The non-denominational, Christian faith-based element of the school will be incorporated into many areas of education, but Ramirez said the school will attempt to attract a diverse student body as part of its evangelical mission. He is also exploring using the gym for church services on Sundays.

Besides the high quality of education, Ramirez asserts Augustine Prep will carry several other ancillary benefits such as improving the housing stock, attracting small businesses to the area, and pressuring “unsavory bars” to leave.

Despite all the positive aspects of the school that Ramirez cites, Augustine Prep has been met with some opposition.

For instance, Alderman Tony Zielinski is in opposition to the school because he would like to see the property become a soccer facility for public use. He formed a task force about a decade ago to develop one on the south side and ultimately selected that location.

“We’ve got a lot of youth on the near south side who love soccer,” Zielinski said. “Probably the highest concentration of people and kids who play soccer is in the Walker’s Point, near south side area, and there’s no soccer facility.”

Zielinski went on to say that the area has other schools, like the Bruce-Guadalupe Community School and the St. Anthony School.

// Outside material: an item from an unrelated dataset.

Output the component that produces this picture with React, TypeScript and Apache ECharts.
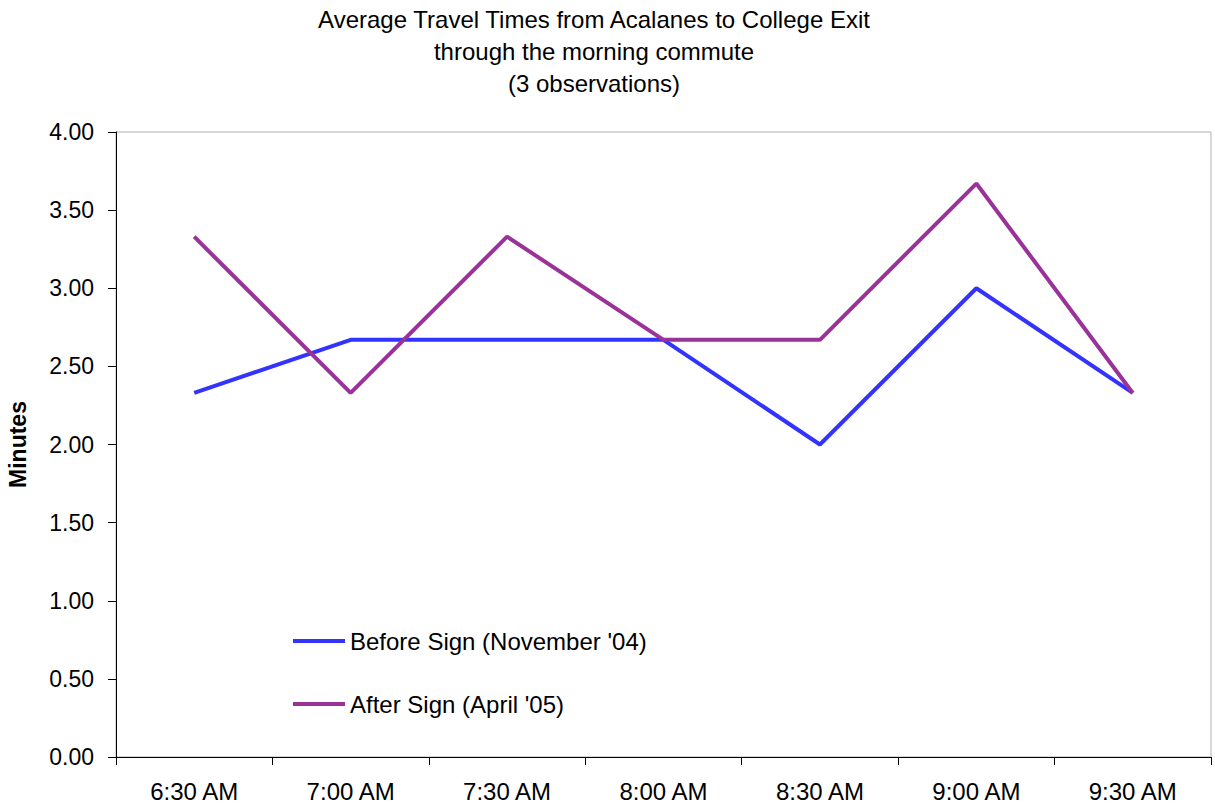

Ramirez said the school’s gym, soccer field and track would be free and open to the public when not being used by the school.

Zielinski, however, said the school’s field will be a lot smaller than the one he would have proposed; it will be used for other sports, thereby significantly reducing the space for soccer; and the neighborhood kids will be in a secondary position to the school’s students.

Some have also raised the issue of whether the school will take away students from Milwaukee Public Schools.

Ramirez believes that the impact will be minor, especially at first since Augustine Prep is starting with 400 students. Many of those students, he added, will be young children going to school for the first time. It will also not be until 2022 or so that Ramirez said the school will reach the capacity of 1,000 students.  

Even then, he said the competition will be a good thing.

“What we hope the school does is build the quality of all schools around it that will want to compete with it for students,” Ramirez said. “If I can’t fill capacity, it’s a victory because other schools will have gained. We want every school to be great.”

Milwaukee Public Schools media manager Tony Tagliavia said, “As the school is at the conceptual stage at this point, we do not have a comment.”

If the plans for the proposed school do not receive the necessary upcoming approvals, Ramirez said there is another way the school could still be built.

He said about five to six acres of the land has already been approved for zoning, and he recently applied for a special use permit that would allow the school to be built on that. After that, Ramirez said the plan would be to get the remainder of the land rezoned.